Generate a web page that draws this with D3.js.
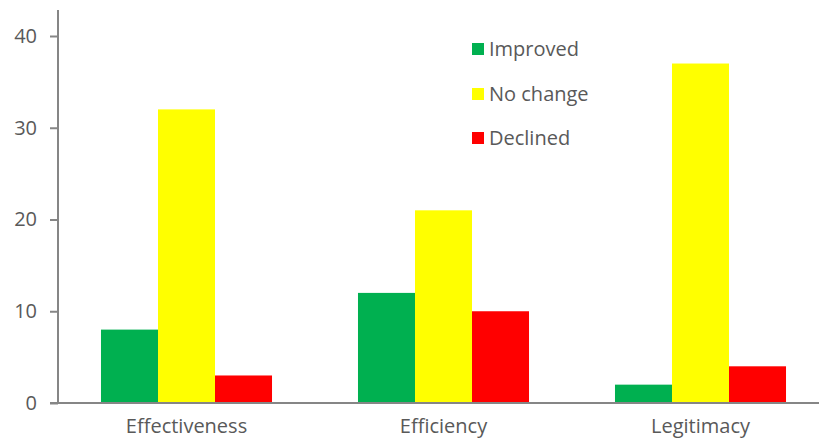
<!DOCTYPE html>
<html>
<head>
<meta charset="utf-8">
<script src="https://cdn.jsdelivr.net/npm/d3@7"></script>
<style>
  html, body { margin: 0; padding: 0; background: #fff; }
  svg { display: block; font-family: "Open Sans", "Noto Sans", sans-serif; }
</style>
</head>
<body>
<svg id="chart" width="819" height="442"></svg>
<script>
// Categories, series and values
const categories = ["Effectiveness", "Efficiency", "Legitimacy"];
const seriesNames = ["Improved", "No change", "Declined"];
const improved = [8, 12, 2];
const noChange = [32, 21, 37];
const declined = [3, 10, 4];
const yTicks = [0, 10, 20, 30, 40];
const colors = ["#00b050", "#ffff00", "#ff0000"];

const seriesValues = [improved, noChange, declined];
const data = categories.map((c, i) => ({
  category: c,
  values: seriesNames.map((s, j) => ({ series: s, value: seriesValues[j][i] }))
}));

const svg = d3.select("#chart");
const margin = { left: 58, top: 10, bottom: 39 };
const plotBottom = 442 - margin.bottom;

const x = d3.scaleBand()
  .domain(categories)
  .range([margin.left, margin.left + 3 * 257])
  .paddingInner(0)
  .paddingOuter(0);

const xInner = d3.scaleBand()
  .domain(seriesNames)
  .range([0, x.bandwidth()])
  .paddingInner(0)
  .paddingOuter(0.754);

const y = d3.scaleLinear()
  .domain([0, 40])
  .range([plotBottom, 36]);

const axisColor = "#868686";
const textColor = "#595959";

// Bars
const groups = svg.append("g")
  .selectAll("g")
  .data(data)
  .join("g")
  .attr("transform", d => `translate(${x(d.category)},0)`);

groups.selectAll("rect")
  .data(d => d.values)
  .join("rect")
  .attr("x", d => xInner(d.series))
  .attr("width", xInner.bandwidth())
  .attr("y", d => y(d.value))
  .attr("height", d => plotBottom - y(d.value))
  .attr("fill", (d, i) => colors[i]);

// Y axis
const yAxis = svg.append("g")
  .attr("transform", `translate(${margin.left},0)`)
  .call(d3.axisLeft(y).tickValues(yTicks).tickSize(8).tickPadding(13).tickSizeOuter(0));
yAxis.select(".domain").remove();
yAxis.append("line")
  .attr("x1", 0).attr("x2", 0)
  .attr("y1", margin.top).attr("y2", plotBottom)
  .attr("stroke", axisColor).attr("stroke-width", 2);
yAxis.selectAll(".tick line").attr("stroke", axisColor).attr("stroke-width", 2);
yAxis.selectAll(".tick text")
  .attr("fill", textColor)
  .style("font-size", "20px")
  .style("font-family", "'Open Sans', 'Noto Sans', sans-serif");

// X axis
const xAxis = svg.append("g")
  .attr("transform", `translate(0,${plotBottom})`)
  .call(d3.axisBottom(x).tickSize(0).tickPadding(16));
xAxis.select(".domain").remove();
xAxis.append("line")
  .attr("x1", margin.left - 8).attr("x2", 819)
  .attr("y1", 0).attr("y2", 0)
  .attr("stroke", axisColor).attr("stroke-width", 2);
xAxis.selectAll(".tick text")
  .attr("fill", textColor)
  .style("font-size", "20px")
  .style("font-family", "'Open Sans', 'Noto Sans', sans-serif");

// Legend
const legend = svg.append("g").attr("transform", "translate(472,0)");
const legendRows = [49, 94, 138];
seriesNames.forEach((s, i) => {
  const row = legend.append("g").attr("transform", `translate(0,${legendRows[i]})`);
  row.append("rect")
    .attr("x", 0).attr("y", -6)
    .attr("width", 12).attr("height", 12)
    .attr("fill", colors[i]);
  row.append("text")
    .attr("x", 17).attr("y", 0)
    .attr("dy", "0.35em")
    .attr("fill", textColor)
    .style("font-size", "20px")
    .text(s);
});
</script>
</body>
</html>
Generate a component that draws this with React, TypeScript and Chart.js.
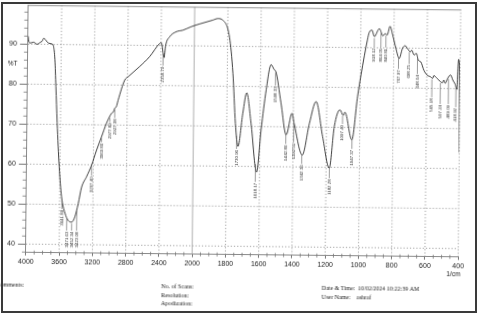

## EXERCISE BRIEF
Repeat exactly the lines from the first line of the records above through the line containing "i) => colors[i]);", leaving out the pictures.

## COMPLETE OUTPUT
Generate a web page that draws this with D3.js.
<!DOCTYPE html>
<html>
<head>
<meta charset="utf-8">
<script src="https://cdn.jsdelivr.net/npm/d3@7"></script>
<style>
  html, body { margin: 0; padding: 0; background: #fff; }
  svg { display: block; font-family: "Open Sans", "Noto Sans", sans-serif; }
</style>
</head>
<body>
<svg id="chart" width="819" height="442"></svg>
<script>
// Categories, series and values
const categories = ["Effectiveness", "Efficiency", "Legitimacy"];
const seriesNames = ["Improved", "No change", "Declined"];
const improved = [8, 12, 2];
const noChange = [32, 21, 37];
const declined = [3, 10, 4];
const yTicks = [0, 10, 20, 30, 40];
const colors = ["#00b050", "#ffff00", "#ff0000"];

const seriesValues = [improved, noChange, declined];
const data = categories.map((c, i) => ({
  category: c,
  values: seriesNames.map((s, j) => ({ series: s, value: seriesValues[j][i] }))
}));

const svg = d3.select("#chart");
const margin = { left: 58, top: 10, bottom: 39 };
const plotBottom = 442 - margin.bottom;

const x = d3.scaleBand()
  .domain(categories)
  .range([margin.left, margin.left + 3 * 257])
  .paddingInner(0)
  .paddingOuter(0);

const xInner = d3.scaleBand()
  .domain(seriesNames)
  .range([0, x.bandwidth()])
  .paddingInner(0)
  .paddingOuter(0.754);

const y = d3.scaleLinear()
  .domain([0, 40])
  .range([plotBottom, 36]);

const axisColor = "#868686";
const textColor = "#595959";

// Bars
const groups = svg.append("g")
  .selectAll("g")
  .data(data)
  .join("g")
  .attr("transform", d => `translate(${x(d.category)},0)`);

groups.selectAll("rect")
  .data(d => d.values)
  .join("rect")
  .attr("x", d => xInner(d.series))
  .attr("width", xInner.bandwidth())
  .attr("y", d => y(d.value))
  .attr("height", d => plotBottom - y(d.value))
  .attr("fill", (d, i) => colors[i]);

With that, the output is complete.